UNITED STATES
SECURITIES AND EXCHANGE COMMISSION
Washington, D.C. 20549

FORM 8-K

CURRENT REPORT

Pursuant to Section 13 or 15(d) of the Securities Exchange Act of 1934

 

Date of Report (Date of Earliest Event Reported): June 10, 2013

 

Knight Capital Group, Inc.

(Exact Name of Registrant as Specified in Its Charter)

 

 

Delaware

001-14223

22-3689303

(State or Other Jurisdiction
of Incorporation)

(Commission
File Number)

(IRS Employer
Identification No.)

 

 

 

545 Washington Boulevard, Jersey City, NJ

07310

(Address of Principal Executive Offices)

(Zip Code)

 

 

Registrant’s Telephone Number, Including Area Code: (201) 222-9400

 

 

Not Applicable

Former Name or Former Address, if Changed Since Last Report

 

Check the appropriate box below if the Form 8-K filing is intended to simultaneously satisfy the filing obligation of the Registrant under any of the following provisions:

 

¨ Written communications pursuant to Rule 425 under the Securities Act (17 CFR 230.425)
¨  Soliciting material pursuant to Rule 14a-12 under the Exchange Act (17 CFR 240.14a-12)
¨  Pre-commencement communications pursuant to Rule 14d-2(b) under the Exchange Act (17 CFR 240.14d-2(b))
¨  Pre-commencement communications pursuant to Rule 13e-4(c) under the Exchange Act (17 CFR 240.13e-4(c))

 

 

Item 7.01.       Regulation FD Disclosure.

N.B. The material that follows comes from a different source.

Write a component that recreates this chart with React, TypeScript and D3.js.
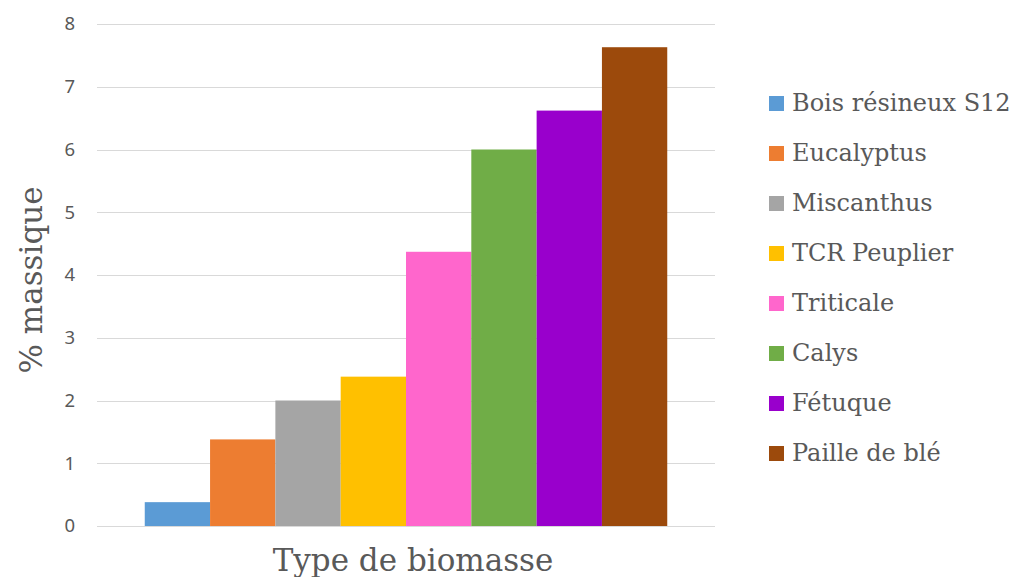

On June 10, 2013, Knight Capital Group, Inc. (“Knight”) delivered a Notice of Merger Event (the “Notice”) to the holders of Knight’s 3.50% Cash Convertible Senior Subordinated Notes due 2015 (the “Notes”).  The Notice advised holders of the Notes that: (i) Knight has entered into the Amended and Restated Agreement and Plan of Merger, dated as of December 19, 2012 and amended and restated as of April 15, 2013, by and among Knight, GETCO Holding Company, LLC (“GETCO”) and certain other parties thereto (the “Merger Agreement”), pursuant to which Knight and GETCO will engage in a strategic business combination transaction (the “Transaction”) as described therein; (ii) the Transaction is expected to close on or about July 1, 2013, subject to the satisfaction or waiver of the closing conditions set forth in the Merger Agreement; and (iii) upon the closing of the Transaction, subject to the provisions of and in accordance with the Merger Agreement, holders of Knight Class A common stock, par value $0.01 per share, will be entitled to receive the merger consideration, as described in the Merger Agreement.  The Notice was required to be delivered under the terms of that certain Indenture, dated as of March 19, 2010, by and between Knight and The Bank of New York Mellon, as Trustee, governing the Notes. 

Item 9.01.       Financial Statements and Exhibits.

(d)  Exhibits.

Exhibit Number 

Description

2.1

Amended and Restated Agreement and Plan of Merger, dated as of April 15, 2013, by and among Knight Capital Group, Inc., GETCO Holding Company, LLC, GA-GTCO, LLC, Knight Holdco, Inc., Knight Acquisition Corp, GETCO Acquisition LLC and GA-GTCO Acquisition, LLC (included as Exhibit 2.1 to Knight’s Current Report on Form 8-K filed April 15, 2013, and incorporated herein by reference).

 


 

 

SIGNATURES

 

Pursuant to the requirements of the Securities Exchange Act of 1934, the Registrant has duly caused this report to be signed on its behalf by the undersigned thereunto duly authorized.

 

KNIGHT CAPITAL GROUP, INC.

 

 

Date: June 10, 2013                                                    By:     /s/ Andrew M. Greenstein     

Andrew M. Greenstein

Managing Director, Deputy General Counsel and Assistant Secretary

 

 

 

 

 

 

 

 

 

 

 

 

 

 

 

 

 


 

 

EXHIBIT INDEX

 

Exhibit Number 

Description

2.1

Amended and Restated Agreement and Plan of Merger, dated as of April 15, 2013, by and among Knight Capital Group, Inc., GETCO Holding Company, LLC, GA-GTCO, LLC, Knight Holdco, Inc., Knight Acquisition Corp, GETCO Acquisition LLC and GA-GTCO Acquisition, LLC (included as Exhibit 2.1 to Knight’s Current Report on Form 8-K filed April 15, 2013, and incorporated herein by reference).